Social media is something you should never outsource – not completely at least. Coming from someone who sells social media marketing and consulting services, that should mean something to you if you’re thinking about (or already are) outsourcing your small business social media marketing to an outside firm or freelancer.
Yes, we sell social media services to our clients at Searles Graphics, and yes, one of the options we offer is a complete hands-off management solution. It’s the most expensive option we offer, yet I’ve never sold it and hope I never will – and I tell that to every single client I offer it to. Some sales pitch, huh? 🙂
I don’t want to sell it because I don’t believe in it. I offer it because I do believe it’s better for you than having absolutely no social media presence at all, but not by much.
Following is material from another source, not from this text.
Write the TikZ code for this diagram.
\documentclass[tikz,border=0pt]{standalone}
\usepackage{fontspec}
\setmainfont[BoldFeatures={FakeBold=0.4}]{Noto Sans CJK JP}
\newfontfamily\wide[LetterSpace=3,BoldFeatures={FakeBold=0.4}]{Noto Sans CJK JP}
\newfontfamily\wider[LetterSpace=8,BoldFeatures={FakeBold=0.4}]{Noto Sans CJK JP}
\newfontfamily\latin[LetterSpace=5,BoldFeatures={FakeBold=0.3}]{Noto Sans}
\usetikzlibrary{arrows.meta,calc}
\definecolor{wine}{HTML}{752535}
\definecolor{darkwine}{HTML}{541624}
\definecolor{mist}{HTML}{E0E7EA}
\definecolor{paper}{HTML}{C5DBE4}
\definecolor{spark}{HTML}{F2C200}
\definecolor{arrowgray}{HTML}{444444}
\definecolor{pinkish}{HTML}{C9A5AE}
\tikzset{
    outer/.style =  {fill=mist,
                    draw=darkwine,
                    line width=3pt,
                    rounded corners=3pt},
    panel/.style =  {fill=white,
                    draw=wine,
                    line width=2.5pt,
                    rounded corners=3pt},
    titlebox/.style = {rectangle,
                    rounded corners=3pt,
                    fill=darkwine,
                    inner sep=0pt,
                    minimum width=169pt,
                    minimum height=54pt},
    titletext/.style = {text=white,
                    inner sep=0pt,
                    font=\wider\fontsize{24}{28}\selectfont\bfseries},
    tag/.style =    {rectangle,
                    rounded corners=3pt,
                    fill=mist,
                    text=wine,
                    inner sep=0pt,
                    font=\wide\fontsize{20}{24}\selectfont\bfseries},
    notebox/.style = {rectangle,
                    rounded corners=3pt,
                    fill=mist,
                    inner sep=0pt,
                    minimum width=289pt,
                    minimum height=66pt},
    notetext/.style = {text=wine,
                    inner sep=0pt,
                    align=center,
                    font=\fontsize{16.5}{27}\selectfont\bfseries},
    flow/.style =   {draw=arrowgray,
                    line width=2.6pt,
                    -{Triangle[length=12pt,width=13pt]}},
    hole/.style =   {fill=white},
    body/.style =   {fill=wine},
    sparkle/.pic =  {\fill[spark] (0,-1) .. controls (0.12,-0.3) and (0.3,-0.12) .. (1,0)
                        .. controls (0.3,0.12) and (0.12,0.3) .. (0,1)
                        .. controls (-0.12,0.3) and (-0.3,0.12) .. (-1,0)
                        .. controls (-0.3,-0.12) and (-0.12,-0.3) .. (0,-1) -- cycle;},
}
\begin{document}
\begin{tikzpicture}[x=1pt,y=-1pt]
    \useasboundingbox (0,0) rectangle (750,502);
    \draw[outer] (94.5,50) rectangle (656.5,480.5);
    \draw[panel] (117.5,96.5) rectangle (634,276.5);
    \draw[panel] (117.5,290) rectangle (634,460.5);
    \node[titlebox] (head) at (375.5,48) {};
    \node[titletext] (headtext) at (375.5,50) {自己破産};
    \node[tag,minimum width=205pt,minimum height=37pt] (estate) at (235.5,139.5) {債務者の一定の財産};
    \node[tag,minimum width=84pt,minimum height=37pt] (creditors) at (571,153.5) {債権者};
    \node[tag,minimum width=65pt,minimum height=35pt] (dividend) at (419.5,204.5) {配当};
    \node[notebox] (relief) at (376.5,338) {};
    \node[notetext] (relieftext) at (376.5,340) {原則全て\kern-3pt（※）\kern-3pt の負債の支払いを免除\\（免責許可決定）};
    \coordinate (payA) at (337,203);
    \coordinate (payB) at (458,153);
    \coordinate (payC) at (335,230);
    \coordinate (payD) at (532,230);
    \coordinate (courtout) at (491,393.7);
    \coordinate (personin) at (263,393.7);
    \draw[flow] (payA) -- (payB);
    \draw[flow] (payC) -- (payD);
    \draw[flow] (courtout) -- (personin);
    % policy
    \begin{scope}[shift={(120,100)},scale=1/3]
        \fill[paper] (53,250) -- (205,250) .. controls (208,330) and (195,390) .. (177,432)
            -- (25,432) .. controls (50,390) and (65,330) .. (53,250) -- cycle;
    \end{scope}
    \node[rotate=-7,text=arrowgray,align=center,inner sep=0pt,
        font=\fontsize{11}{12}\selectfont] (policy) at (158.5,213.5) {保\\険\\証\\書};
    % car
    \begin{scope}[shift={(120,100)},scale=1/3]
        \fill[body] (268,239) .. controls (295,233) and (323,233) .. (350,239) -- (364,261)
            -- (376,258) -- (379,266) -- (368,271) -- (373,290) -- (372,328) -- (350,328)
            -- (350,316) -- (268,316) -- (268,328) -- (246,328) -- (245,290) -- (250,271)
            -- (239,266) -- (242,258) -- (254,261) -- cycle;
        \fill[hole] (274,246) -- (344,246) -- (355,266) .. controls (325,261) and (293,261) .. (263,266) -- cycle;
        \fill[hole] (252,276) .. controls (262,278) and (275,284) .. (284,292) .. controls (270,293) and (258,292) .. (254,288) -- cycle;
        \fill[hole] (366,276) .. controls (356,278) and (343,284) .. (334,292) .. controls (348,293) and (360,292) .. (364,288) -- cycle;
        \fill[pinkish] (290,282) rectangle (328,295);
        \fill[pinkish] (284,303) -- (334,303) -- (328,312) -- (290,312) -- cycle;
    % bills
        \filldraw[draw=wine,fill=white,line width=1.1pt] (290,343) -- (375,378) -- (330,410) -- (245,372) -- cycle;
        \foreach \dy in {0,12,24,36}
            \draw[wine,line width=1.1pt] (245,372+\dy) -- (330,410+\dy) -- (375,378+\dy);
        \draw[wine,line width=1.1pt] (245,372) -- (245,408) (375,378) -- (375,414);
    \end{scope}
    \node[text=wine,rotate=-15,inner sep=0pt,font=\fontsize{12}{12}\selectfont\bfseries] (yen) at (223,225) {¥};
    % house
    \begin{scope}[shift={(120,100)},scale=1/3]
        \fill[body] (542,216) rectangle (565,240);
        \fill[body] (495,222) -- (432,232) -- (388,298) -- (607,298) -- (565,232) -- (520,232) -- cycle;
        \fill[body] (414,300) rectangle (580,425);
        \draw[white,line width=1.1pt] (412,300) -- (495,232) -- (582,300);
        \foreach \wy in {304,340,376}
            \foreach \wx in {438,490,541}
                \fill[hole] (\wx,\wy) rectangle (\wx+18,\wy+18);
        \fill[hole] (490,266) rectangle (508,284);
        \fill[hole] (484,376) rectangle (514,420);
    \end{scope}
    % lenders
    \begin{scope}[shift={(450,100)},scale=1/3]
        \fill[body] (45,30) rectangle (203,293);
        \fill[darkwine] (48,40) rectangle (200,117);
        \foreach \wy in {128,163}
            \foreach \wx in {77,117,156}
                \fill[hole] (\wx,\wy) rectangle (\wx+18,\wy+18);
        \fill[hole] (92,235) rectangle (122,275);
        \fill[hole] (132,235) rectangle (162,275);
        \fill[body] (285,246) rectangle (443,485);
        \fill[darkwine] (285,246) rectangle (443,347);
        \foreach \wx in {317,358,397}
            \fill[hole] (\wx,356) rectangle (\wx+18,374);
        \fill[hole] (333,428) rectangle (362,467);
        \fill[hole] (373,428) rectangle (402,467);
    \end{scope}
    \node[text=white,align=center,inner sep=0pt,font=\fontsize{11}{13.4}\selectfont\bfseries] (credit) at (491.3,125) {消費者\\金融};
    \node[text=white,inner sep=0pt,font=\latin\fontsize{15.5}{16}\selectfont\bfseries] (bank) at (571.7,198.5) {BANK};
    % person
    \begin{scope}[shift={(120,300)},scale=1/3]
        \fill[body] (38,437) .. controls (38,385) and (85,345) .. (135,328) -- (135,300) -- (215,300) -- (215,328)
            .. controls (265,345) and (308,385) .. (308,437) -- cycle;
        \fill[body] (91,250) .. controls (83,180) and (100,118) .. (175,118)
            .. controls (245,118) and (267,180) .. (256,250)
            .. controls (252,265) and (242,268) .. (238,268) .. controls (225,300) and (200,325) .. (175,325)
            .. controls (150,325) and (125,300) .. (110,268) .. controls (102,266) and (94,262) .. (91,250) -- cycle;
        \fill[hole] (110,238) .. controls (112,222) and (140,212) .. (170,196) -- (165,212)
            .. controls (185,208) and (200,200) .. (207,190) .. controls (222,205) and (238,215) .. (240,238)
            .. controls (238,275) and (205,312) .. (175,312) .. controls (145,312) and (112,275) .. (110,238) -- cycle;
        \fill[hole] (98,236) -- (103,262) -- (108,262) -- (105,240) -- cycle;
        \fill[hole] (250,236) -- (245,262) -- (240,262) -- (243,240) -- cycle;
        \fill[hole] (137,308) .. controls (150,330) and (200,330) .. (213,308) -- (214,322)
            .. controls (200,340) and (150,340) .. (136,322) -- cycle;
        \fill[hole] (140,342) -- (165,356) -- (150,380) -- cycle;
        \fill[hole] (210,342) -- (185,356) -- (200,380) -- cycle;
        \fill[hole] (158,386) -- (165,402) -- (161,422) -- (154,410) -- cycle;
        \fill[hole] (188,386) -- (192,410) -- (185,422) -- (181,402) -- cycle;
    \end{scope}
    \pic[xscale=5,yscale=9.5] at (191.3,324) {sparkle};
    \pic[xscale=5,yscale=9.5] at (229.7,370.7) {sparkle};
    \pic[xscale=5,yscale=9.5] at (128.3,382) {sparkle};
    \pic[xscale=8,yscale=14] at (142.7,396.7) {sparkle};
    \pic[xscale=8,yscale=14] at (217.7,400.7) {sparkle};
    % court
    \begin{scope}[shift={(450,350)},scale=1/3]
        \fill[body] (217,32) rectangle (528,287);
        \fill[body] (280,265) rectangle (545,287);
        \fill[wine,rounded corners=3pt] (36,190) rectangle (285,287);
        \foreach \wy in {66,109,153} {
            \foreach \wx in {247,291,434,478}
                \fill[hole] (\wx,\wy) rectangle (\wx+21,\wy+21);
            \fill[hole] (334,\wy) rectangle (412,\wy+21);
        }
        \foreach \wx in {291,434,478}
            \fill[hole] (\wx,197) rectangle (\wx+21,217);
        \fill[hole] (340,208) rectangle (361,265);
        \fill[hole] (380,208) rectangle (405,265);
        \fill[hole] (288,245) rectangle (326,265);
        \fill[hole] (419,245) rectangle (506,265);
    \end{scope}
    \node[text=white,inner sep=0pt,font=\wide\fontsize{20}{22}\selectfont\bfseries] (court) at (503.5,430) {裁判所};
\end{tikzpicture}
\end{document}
You absolutely don’t get the value out of it for what you have to pay for someone to do it well (or at least as well as they can), and just a little effort on your part would go much farther than simply writing a check.
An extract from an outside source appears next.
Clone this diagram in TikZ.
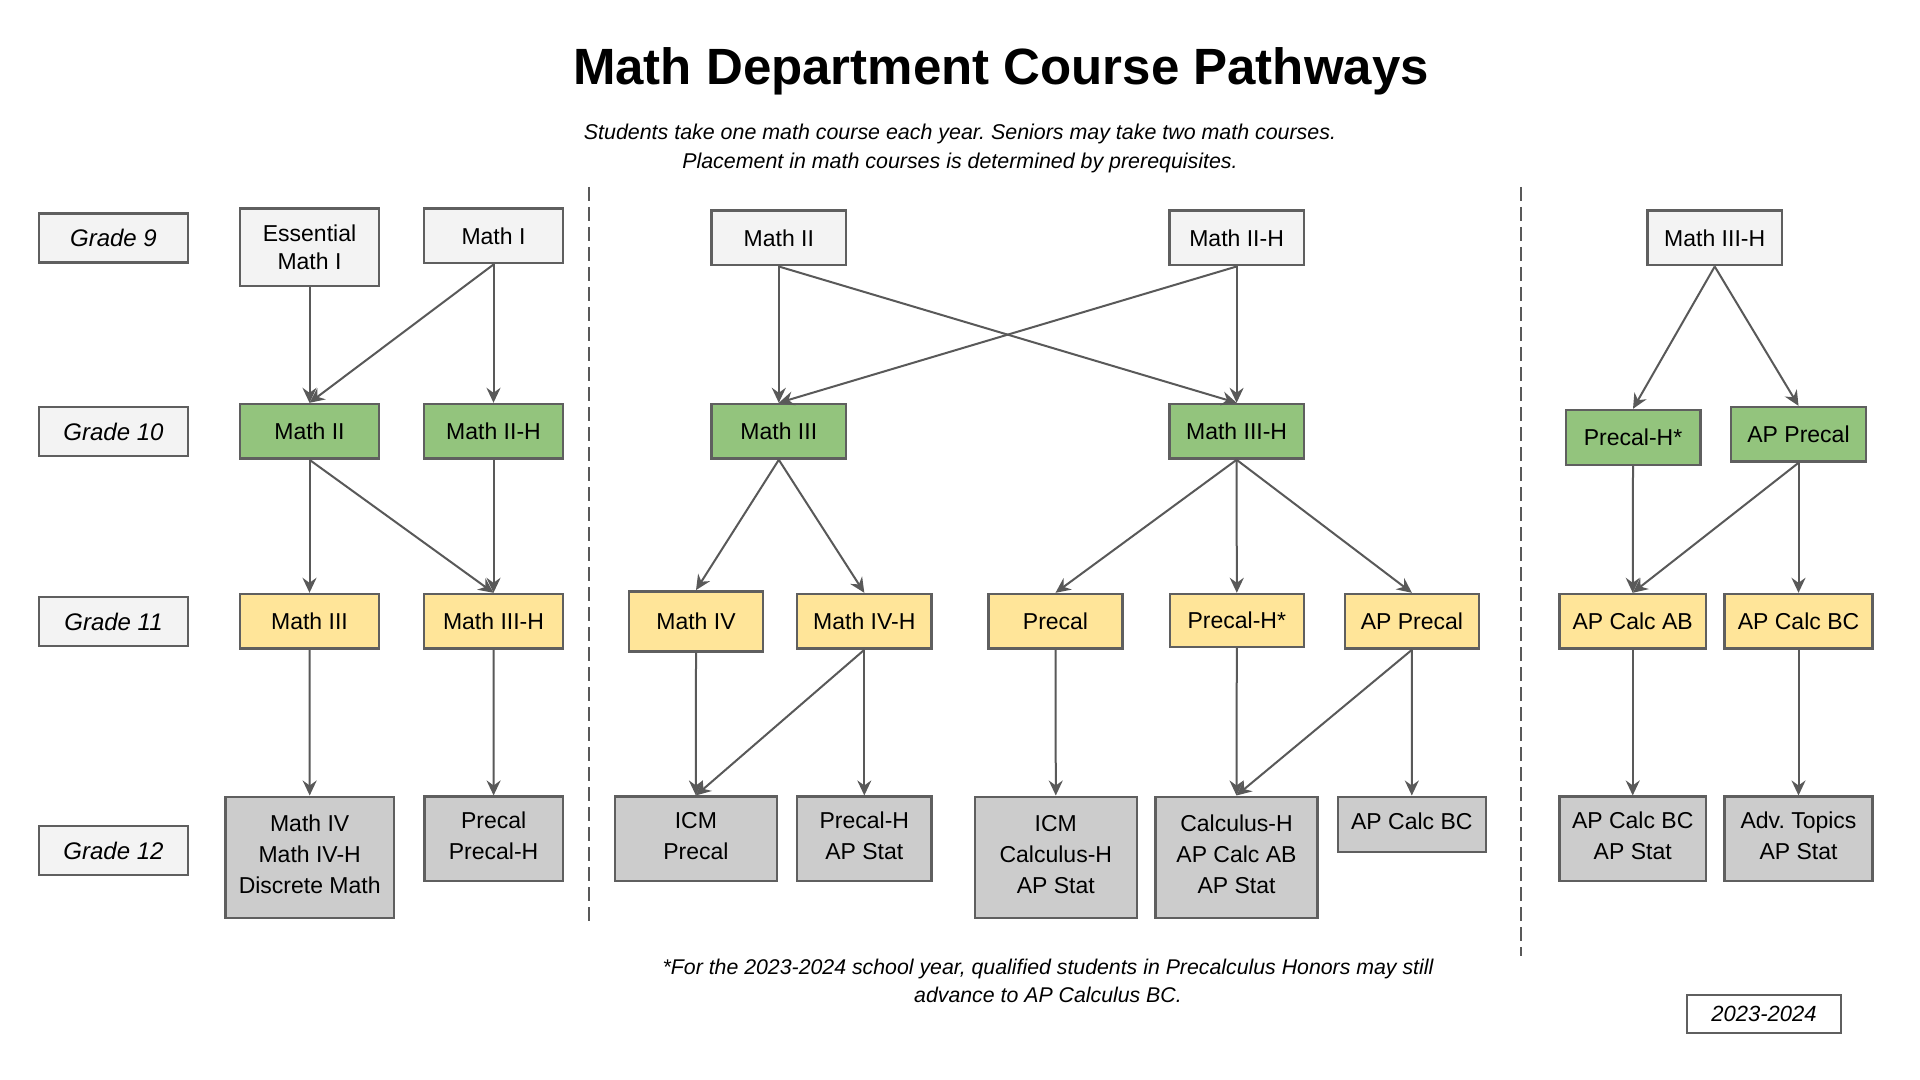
\documentclass[tikz,border=0pt]{standalone}
\usepackage{fontspec}
\setmainfont{Liberation Sans}
\usetikzlibrary{arrows.meta}
\frenchspacing
\definecolor{bordc}{HTML}{5F5F5F}
\definecolor{arrc}{HTML}{595959}
\definecolor{lgray}{HTML}{F3F3F3}
\definecolor{cgreen}{HTML}{93C47D}
\definecolor{cyellow}{HTML}{FFE599}
\definecolor{cgray}{HTML}{CCCCCC}
\tikzset{
  course/.style={draw=bordc, line width=1.2pt, inner sep=0pt, align=center,
    font=\fontsize{11.5}{15.8}\selectfont},
  topc/.style={course, fill=lgray},
  greenc/.style={course, fill=cgreen},
  yellowc/.style={course, fill=cyellow},
  grayc/.style={course, fill=cgray, font=\fontsize{11.5}{15.5}\selectfont,
    execute at end node={\rule[-3pt]{0pt}{3pt}}},
  grade/.style={draw=bordc, line width=1.2pt, fill=lgray, inner sep=0pt,
    minimum width=74.5pt, minimum height=24.5pt, font=\fontsize{12}{14}\itshape},
  arr/.style={draw=arrc, line width=1pt, -{Stealth[length=7.5pt,width=7pt,inset=2.5pt]}},
  sep/.style={draw=arrc, line width=1pt, dash pattern=on 7pt off 3pt},
}
\begin{document}
\begin{tikzpicture}[x=0.5pt,y=-0.5pt]
\useasboundingbox[fill=white] (0,0) rectangle (1920,1080);

% title and notes
\node[anchor=base, font=\fontsize{25.5}{30}\bfseries\selectfont] (title) at (1001,84.3) {Math Department Course Pathways};
\node[align=center, font=\fontsize{10.7}{14.4}\itshape\selectfont] (sub) at (960,148.2)
  {Students take one math course each year. Seniors may take two math courses.\\Placement in math courses is determined by prerequisites.};
\node[align=center, font=\fontsize{10.65}{13.85}\itshape\selectfont] (foot) at (1048,981)
  {*For the 2023-2024 school year, qualified students in Precalculus Honors may still\\advance to AP Calculus BC.};
\node[draw=bordc, line width=1pt, fill=white, inner sep=0pt, minimum width=76.7pt, minimum height=19.2pt,
  font=\fontsize{11}{13}\itshape\selectfont] (year) at (1764,1014) {2023-2024};

% grade labels
\node[grade] (g9) at (113.5,238) {Grade 9};
\node[grade] (g10) at (113.5,431.5) {Grade 10};
\node[grade] (g11) at (113.5,621.5) {Grade 11};
\node[grade] (g12) at (113.5,850.5) {Grade 12};

% separators
\coordinate (d1t) at (589,187);
\coordinate (d1b) at (589,927);
\coordinate (d2t) at (1521,187);
\coordinate (d2b) at (1521,956);
\draw[sep] (d1t) -- (d1b);
\draw[sep] (d2t) -- (d2b);

% section 1
\node[topc, font=\fontsize{11.5}{14.15}\selectfont, minimum width=69.5pt, minimum height=38.65pt] (ess) at (309.5,247.3) {Essential\\Math I};
\node[topc, minimum width=69.5pt, minimum height=27.3pt] (m1) at (493.5,236) {Math I};
\node[greenc, minimum width=69.5pt, minimum height=27.3pt] (m2g) at (309.5,431.3) {Math II};
\node[greenc, minimum width=69.5pt, minimum height=27.3pt] (m2hg) at (493.5,431.3) {Math II-H};
\node[yellowc, minimum width=69.5pt, minimum height=27.3pt] (m3y) at (309.5,621.3) {Math III};
\node[yellowc, minimum width=69.5pt, minimum height=27.3pt] (m3hy) at (493.5,621.3) {Math III-H};
\node[grayc, minimum width=84.2pt, minimum height=60.5pt] (s1a) at (309.7,857.2) {Math IV\\Math IV-H\\Discrete Math};
\node[grayc, minimum width=69.2pt, minimum height=42.15pt] (s1b) at (493.6,838.8) {Precal\\Precal-H};

% section 2
\node[topc, minimum width=67.2pt, minimum height=27.3pt] (t2a) at (778.8,238) {Math II};
\node[topc, minimum width=67.2pt, minimum height=27.3pt] (t2b) at (1236.6,238) {Math II-H};
\node[greenc, minimum width=67.2pt, minimum height=27.3pt] (g2a) at (778.8,431.3) {Math III};
\node[greenc, minimum width=67.2pt, minimum height=27.3pt] (g2b) at (1236.6,431.3) {Math III-H};
\node[yellowc, minimum width=67pt, minimum height=30pt] (y2a) at (696,621.3) {Math IV};
\node[yellowc, minimum width=67.3pt, minimum height=27.3pt] (y2b) at (864.3,621.3) {Math IV-H};
\node[yellowc, minimum width=67.1pt, minimum height=27.3pt] (y2c) at (1055.5,621.3) {Precal};
\node[yellowc, minimum width=67.1pt, minimum height=26.5pt] (y2d) at (1236.8,620.5) {Precal-H*};
\node[yellowc, minimum width=67.1pt, minimum height=27.3pt] (y2e) at (1411.9,621.3) {AP Precal};
\node[grayc, minimum width=81.1pt, minimum height=42.15pt] (r2a) at (695.9,838.8) {ICM\\Precal};
\node[grayc, minimum width=67.3pt, minimum height=42.15pt] (r2b) at (864.3,838.8) {Precal-H\\AP Stat};
\node[grayc, minimum width=81pt, minimum height=60.5pt] (r2c) at (1055.8,857.2) {ICM\\Calculus-H\\AP Stat};
\node[grayc, minimum width=81pt, minimum height=60.5pt] (r2d) at (1236.5,857.2) {Calculus-H\\AP Calc AB\\AP Stat};
\node[grayc, minimum width=73.9pt, minimum height=27.5pt] (r2e) at (1411.8,824.2) {AP Calc BC};

% section 3
\node[topc, minimum width=67.3pt, minimum height=27.3pt] (t3) at (1714.7,238) {Math III-H};
\node[greenc, minimum width=67.3pt, minimum height=27.5pt] (g3a) at (1633,437.5) {Precal-H*};
\node[greenc, minimum width=67.5pt, minimum height=27.3pt] (g3b) at (1798.5,434.3) {AP Precal};
\node[yellowc, minimum width=73.3pt, minimum height=27.3pt] (y3a) at (1632.7,621.3) {AP Calc AB};
\node[yellowc, minimum width=74pt, minimum height=27.3pt] (y3b) at (1798.5,621.3) {AP Calc BC};
\node[grayc, minimum width=73.3pt, minimum height=42.15pt] (r3a) at (1632.7,838.8) {AP Calc BC\\AP Stat};
\node[grayc, minimum width=74pt, minimum height=42.15pt] (r3b) at (1798.5,838.8) {Adv. Topics\\AP Stat};

% connectors
\draw[arr] (ess.south) -- (m2g.north);
\draw[arr] (m1.south) -- (m2g.north);
\draw[arr] (m1.south) -- (m2hg.north);
\draw[arr] (m2g.south) -- (m3y.north);
\draw[arr] (m2g.south) -- (m3hy.north);
\draw[arr] (m2hg.south) -- (m3hy.north);
\draw[arr] (m3y.south) -- (s1a.north);
\draw[arr] (m3hy.south) -- (s1b.north);

\draw[arr] (t2a.south) -- (g2a.north);
\draw[arr] (t2a.south) -- (g2b.north);
\draw[arr] (t2b.south) -- (g2a.north);
\draw[arr] (t2b.south) -- (g2b.north);
\draw[arr] (g2a.south) -- (y2a.north);
\draw[arr] (g2a.south) -- (y2b.north);
\draw[arr] (g2b.south) -- (y2c.north);
\draw[arr] (g2b.south) -- (y2d.north);
\draw[arr] (g2b.south) -- (y2e.north);
\draw[arr] (y2a.south) -- (r2a.north);
\draw[arr] (y2b.south) -- (r2a.north);
\draw[arr] (y2b.south) -- (r2b.north);
\draw[arr] (y2c.south) -- (r2c.north);
\draw[arr] (y2d.south) -- (r2d.north);
\draw[arr] (y2e.south) -- (r2d.north);
\draw[arr] (y2e.south) -- (r2e.north);

\draw[arr] (t3.south) -- (g3a.north);
\draw[arr] (t3.south) -- (g3b.north);
\draw[arr] (g3a.south) -- (y3a.north);
\draw[arr] (g3b.south) -- (y3a.north);
\draw[arr] (g3b.south) -- (y3b.north);
\draw[arr] (y3a.south) -- (r3a.north);
\draw[arr] (y3b.south) -- (r3b.north);
\end{tikzpicture}
\end{document}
Social media offers and unprecedented way to connect with your customers and prospects who have opted-in to receive that information. With that permission comes an expectation and an opportunity for you to be genuine, sincere, helpful, and responsive. Just about every one of those is impossible when someone outside of your organization is responsible for managing that presence.
Your customers aren’t stupid. They can tell when you’re paying someone to vomit worthless information on your Facebook page. They know when the response they received to the question they posed on your page didn’t come from anyone that can actually help them.
I tell all of my social media customers the same thing: Nobody knows your company, your industry, your work, and your customers better than you. You have an incredible amount of knowledge locked in your organization looking for an outlet where it can be set free (why do you think I write this blog?). By outsourcing your social media efforts completely, you’re keeping that knowledge locked away for good and depriving your followers of it.
Social media marketing is difficult. To do it right, it’s time consuming, laborious, and tedious. Yet it represents one of the greatest marketing opportunities available to your business right now which makes all of those adjectives secondary to the fact that it works and it’s powerful.
As a business owner today, you have to at least have an understanding of how the primary social media networks work. You don’t need to be the most active social media user ever, and you don’t even have to manage your company’s accounts as long as you’re involved with them and someone in your organization is ultimately responsible for them. You also should have a goal for your social media efforts the same way you would for anything else you spend your marketing dollars on.
“I don’t like Facebook” is no longer a valid excuse. If you’re not doing it, you’re being left behind, and someone else is working their way into the minds of your customers while you complain about the way things are and long for the way they used to be.